Since I joined the television industry 20 years ago much has changed.
Quite correctly media has gone from the obligatory 15-minute turn at the end of the account and creative pitch, to a three-hour demonstration of arithmetical gymnastics.
TV has seen its fair share of change. Commercial TV was universally deemed effective, desirable and affordable. Its appeal increased from a seemingly endless range of advertisers whose goods and services experienced the bounty of what commercial TV advertising could deliver.
Over those years there have been some less obvious changes. The media-buying discipline became a mature sector on the stock market, where now nearly 80 per cent of billings placed on TV come through a publicly-quoted company. Business accountability grew in tandem with the mathematical complexity of the multichannel market and, to the uninitiated, it all became horribly complicated. The rather transparent and convenient method of airtime trading and the ever-increasing competition between media-buying companies provided rich oxygen to expand this market to the level of sophistication it enjoys today.
However, despite recent buying consolidation, there appear to be more buyers in the market than ever before. Buyers by habit will do all that is possible to devalue – that’s the negotiation process the world over. But we mustn’t allow this under-valuing process to undermine the medium as a whole.
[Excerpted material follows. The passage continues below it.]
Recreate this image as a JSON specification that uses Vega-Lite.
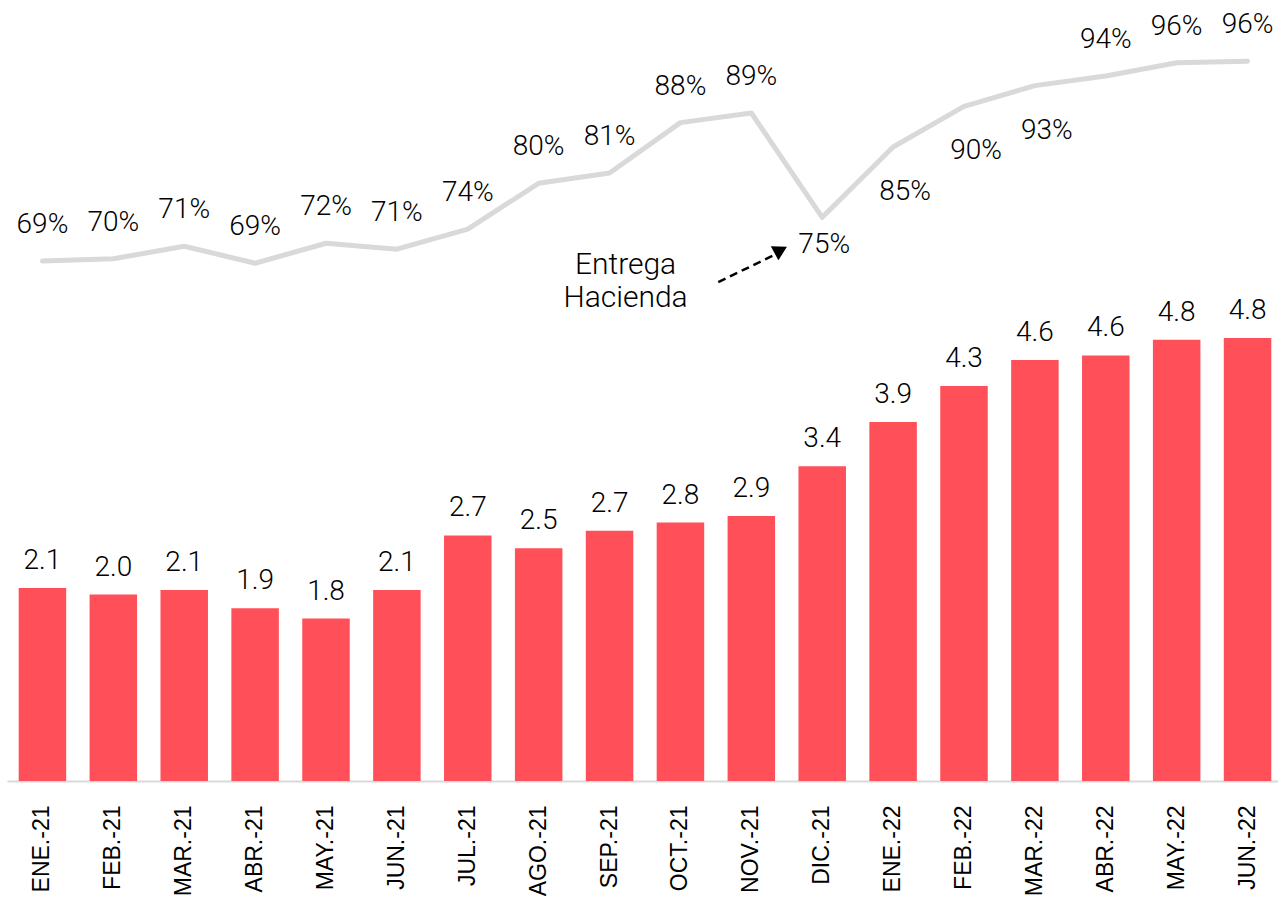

The commercial TV medium today is more diverse, more dynamic and more capable of competing harder for the advertising pound than it has ever been. The potential of changing technologies and services that are likely to influence the viewer adds weight to this view. I am of the school that believes media planning and buying today is capable of sharpening or blunting the competitive edge of good creative work. The TV market continues to develop and the world of media buying has got new issues to address.
If pundits are correct in their belief that public company shareholders will play the principal part in fostering further agency consolidation, the media world faces some interesting times. It is not too difficult to imagine the market dominated by five major agency groups. With all that market data in the hands of so few, it is easy to predict the final days of cost-per-thousand discount in relation to somebody else’s average.
Some quite significant issues have recently entered the debate. Industry audience research, trading practices, the boundaries of electronic transaction and, latterly, the pros and cons of increased minutage. The question is, how prepared is the business to compete in this world?
This autumn TN/AGB will reveal the findings of the TV Span ad effectiveness study running for the past 18 months. This research, financed by TSMS and Meridian Broadcasting, will help us understand the communication effects of TV airtime by channel and time of day. It has the potential to start answering accountability questions.
It could even begin the process of dismantling the commoditised airtime market and, in time, this information may help shape broadcasters’ thinking as to the nature and type of programme schedule that would yield the best return for the advertiser, and therefore for their station’s shareholders.
This research may arrive just in time.